Managing director Arye Kohavi said Zimber’s appointment was “a significant step in the development of our defense strategy”, adding that his experience operating and deploying advanced air defence systems would give Adisyn insight into “both the operational requirements and commercial pathways in this sector”.
That last phrase is doing a lot of work. Defence markets are not won by good science alone. Procurement cycles can be long, validation requirements are exacting, and the end users are not generally impressed by investor-deck enthusiasm. Materials need to work in the real world, not merely under controlled laboratory conditions.
Adisyn knows this, judging by the way it has framed the Advisory Board. Its stated role is to help prioritise radar-related activities, translate technical capability into operationally relevant solutions, engage with commercial and government stakeholders, and open global defence networks.
That is the right shopping list. The market will now want evidence that it can be executed.
The investor backdrop is lively. ASX data showed AI1 last at 21 cents, with a market capitalisation of about $223.6 million, following a sharp run in the stock during 2026. Market Index data shows AI1 closed at 21 cents on 1 May, up materially from 4.4 cents at the end of June 2025.
That sort of rerating means expectations are no longer modest. The company is being priced less like a managed IT services business and more like an emerging advanced materials play with semiconductor and defence optionality.

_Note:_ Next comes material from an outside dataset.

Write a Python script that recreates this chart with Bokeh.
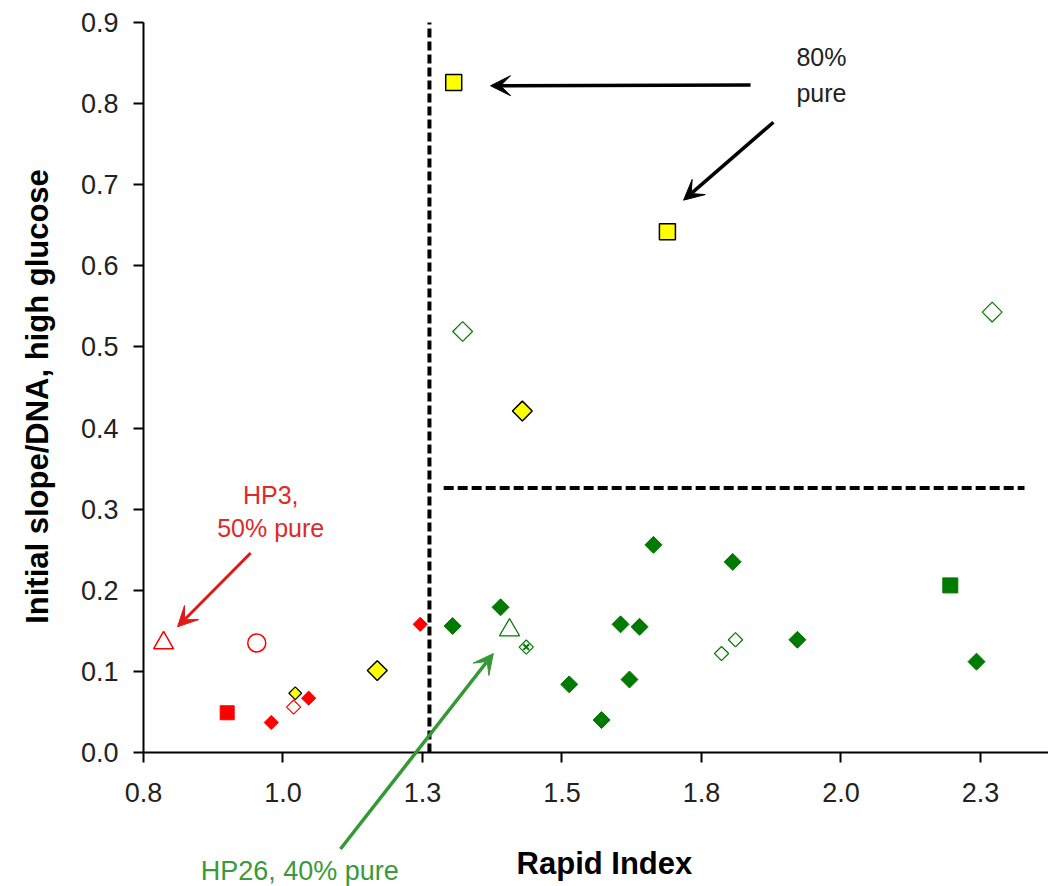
import numpy as np
from bokeh.plotting import figure
from bokeh.models import Range1d, FixedTicker, Arrow, VeeHead, Label
from bokeh.embed import file_html
from bokeh.resources import INLINE

# ---------------- data ----------------
x_tick_values = [0.75, 1.0, 1.25, 1.5, 1.75, 2.0, 2.25]
x_tick_labels = ["0.8", "1.0", "1.3", "1.5", "1.8", "2.0", "2.3"]
y_tick_values = [0.0, 0.1, 0.2, 0.3, 0.4, 0.5, 0.6, 0.7, 0.8, 0.9]
y_tick_labels = ["0.0", "0.1", "0.2", "0.3", "0.4", "0.5", "0.6", "0.7", "0.8", "0.9"]

red_diamond_x = [0.979, 1.046, 1.246]
red_diamond_y = [0.037, 0.067, 0.158]
red_square_x = [0.900]
red_square_y = [0.049]
red_triangle_x = [0.786]
red_triangle_y = [0.135]
red_circle_x = [0.953]
red_circle_y = [0.135]
red_open_diamond_x = [1.019]
red_open_diamond_y = [0.056]

yellow_square_x = [1.306, 1.689]
yellow_square_y = [0.826, 0.642]
yellow_diamond_x = [1.169, 1.429]
yellow_diamond_y = [0.101, 0.421]
yellow_small_diamond_x = [1.022]
yellow_small_diamond_y = [0.073]

green_diamond_x = [1.304, 1.390, 1.513, 1.571, 1.605, 1.639, 1.621, 1.664, 1.806, 1.922, 2.243]
green_diamond_y = [0.156, 0.179, 0.084, 0.040, 0.158, 0.155, 0.090, 0.256, 0.235, 0.139, 0.112]
green_square_x = [2.196]
green_square_y = [0.206]
green_triangle_x = [1.406]
green_triangle_y = [0.151]
green_open_diamond_x = [1.322, 2.271]
green_open_diamond_y = [0.519, 0.543]
green_small_open_diamond_x = [1.436, 1.786, 1.811]
green_small_open_diamond_y = [0.130, 0.122, 0.139]
green_cross_x = [1.436]
green_cross_y = [0.130]

threshold_x = 1.2625
threshold_y = 0.326

# annotation arrows: (x_start, y_start, x_end, y_end)
arrow_black_1 = (1.838, 0.823, 1.372, 0.822)
arrow_black_2 = (1.879, 0.777, 1.718, 0.681)
arrow_red = (0.942, 0.246, 0.811, 0.155)
arrow_green = (1.103, -0.119, 1.377, 0.122)

x_title = "Rapid Index"
y_title = "Initial slope/DNA, high glucose"

# ---------------- figure ----------------
RED = "#ff0000"
GREEN = "#007a00"
YELLOW = "#ffff00"
FONT = "Liberation Sans"

X0 = 0.75 - 143 / 558.0
Y_PX = 730 / 0.9
p = figure(width=1048, height=886, output_backend="svg", toolbar_location=None,
           x_range=Range1d(X0, 2.372), y_range=Range1d(-134 / Y_PX, 0.9 + 22 / Y_PX),
           min_border_left=0, min_border_right=0, min_border_top=0, min_border_bottom=0)
p.outline_line_color = None
p.xgrid.visible = False
p.ygrid.visible = False
p.background_fill_color = "white"
p.border_fill_color = "white"

# threshold lines
p.line([threshold_x, threshold_x], [0.0, 0.9], line_color="black", line_width=4, line_dash="9 4")
p.line([1.288, 2.329], [threshold_y, threshold_y], line_color="black", line_width=4, line_dash="10 4")

D45 = np.pi / 4

# red series
p.scatter(red_square_x, red_square_y, marker="square", size=14, fill_color=RED, line_color=RED)
p.scatter(red_diamond_x, red_diamond_y, marker="square", angle=D45, size=10, fill_color=RED, line_color=RED)
p.scatter(red_triangle_x, red_triangle_y, marker="triangle", size=20, fill_color=None, line_color=RED, line_width=1.5)
p.scatter(red_circle_x, red_circle_y, marker="circle", size=18, fill_color=None, line_color=RED, line_width=1.5)
p.scatter(red_open_diamond_x, red_open_diamond_y, marker="square", angle=D45, size=10, fill_color=None, line_color=RED, line_width=1.2)

# yellow series
p.scatter(yellow_square_x, yellow_square_y, marker="square", size=16, fill_color=YELLOW, line_color="black", line_width=1.5)
p.scatter(yellow_diamond_x, yellow_diamond_y, marker="square", angle=D45, size=14, fill_color=YELLOW, line_color="black", line_width=1.5)
p.scatter(yellow_small_diamond_x, yellow_small_diamond_y, marker="square", angle=D45, size=9, fill_color=YELLOW, line_color="black", line_width=1.2)

# green series
p.scatter(green_diamond_x, green_diamond_y, marker="square", angle=D45, size=12, fill_color=GREEN, line_color=GREEN)
p.scatter(green_square_x, green_square_y, marker="square", size=15, fill_color=GREEN, line_color=GREEN)
p.scatter(green_triangle_x, green_triangle_y, marker="triangle", size=20, fill_color=None, line_color=GREEN, line_width=1.3)
p.scatter(green_open_diamond_x, green_open_diamond_y, marker="square", angle=D45, size=14, fill_color=None, line_color=GREEN, line_width=1.2)
p.scatter(green_small_open_diamond_x, green_small_open_diamond_y, marker="square", angle=D45, size=10, fill_color=None, line_color=GREEN, line_width=1.2)
p.scatter(green_cross_x, green_cross_y, marker="x", size=8, line_color=GREEN, line_width=2)

# arrows
def add_arrow(coords, color, width):
    xs, ys, xe, ye = coords
    p.add_layout(Arrow(end=VeeHead(size=20, fill_color=color, line_color=color, line_width=1),
                       x_start=xs, y_start=ys, x_end=xe, y_end=ye,
                       line_color=color, line_width=width))

add_arrow(arrow_black_1, "black", 3.5)
add_arrow(arrow_black_2, "black", 3.5)
add_arrow(arrow_red, "#e01818", 3)
add_arrow(arrow_green, "#339933", 3.5)

# text annotations
def add_text(x, y, text, color, size, bold=False, angle=0.0, baseline="middle"):
    p.add_layout(Label(x=x, y=y, text=text, text_color=color, text_font=FONT,
                       text_font_size=size, text_align="center", text_baseline=baseline,
                       text_font_style="bold" if bold else "normal", angle=angle))

add_text(1.965, 0.858, "80%", "#222222", "25px")
add_text(1.965, 0.813, "pure", "#222222", "25px")
add_text(0.978, 0.317, "HP3,", "#dd2a2a", "25px")
add_text(0.978, 0.277, "50% pure", "#dd2a2a", "25px")
add_text(1.030, -0.146, "HP26, 40% pure", "#3a9a3a", "27px")

# axis titles
add_text(1.5761, -0.1369, x_title, "black", "31px", bold=True, baseline="alphabetic")
add_text(X0 + 37 / 558.0, 0.4389, y_title, "black", "31px", bold=True, angle=np.pi / 2, baseline="alphabetic")

# axes
for ax in (p.xaxis[0], p.yaxis[0]):
    ax.axis_line_color = "black"
    ax.axis_line_width = 2
    ax.major_tick_line_color = "black"
    ax.major_tick_line_width = 2
    ax.major_tick_out = 10
    ax.major_tick_in = 0
    ax.minor_tick_line_color = None
    ax.major_label_text_font = FONT
    ax.major_label_text_font_size = "27px"
    ax.major_label_text_color = "#222222"

p.xaxis.ticker = FixedTicker(ticks=x_tick_values)
p.xaxis.major_label_overrides = dict(zip(x_tick_values, x_tick_labels))
p.xaxis.fixed_location = 0.0
p.xaxis.bounds = (0.75, 2.372)
p.yaxis.ticker = FixedTicker(ticks=y_tick_values)
p.yaxis.major_label_overrides = dict(zip(y_tick_values, y_tick_labels))
p.yaxis.fixed_location = 0.75
p.yaxis.bounds = (0.0, 0.9)
p.xaxis.major_label_standoff = 20
p.yaxis.major_label_standoff = 15

open("out.html", "w").write(file_html(p, INLINE))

The appointment of Zimber strengthens the defence narrative, but it does not by itself validate the technology commercially. The next investor markers are likely to be further testing, real-world UAV integration, industrial manufacturing partnerships and signs of genuine customer engagement. Adisyn has put a decorated operator in the tent. Now it needs to show that the tent can become a factory, a supply chain and eventually a revenue stream.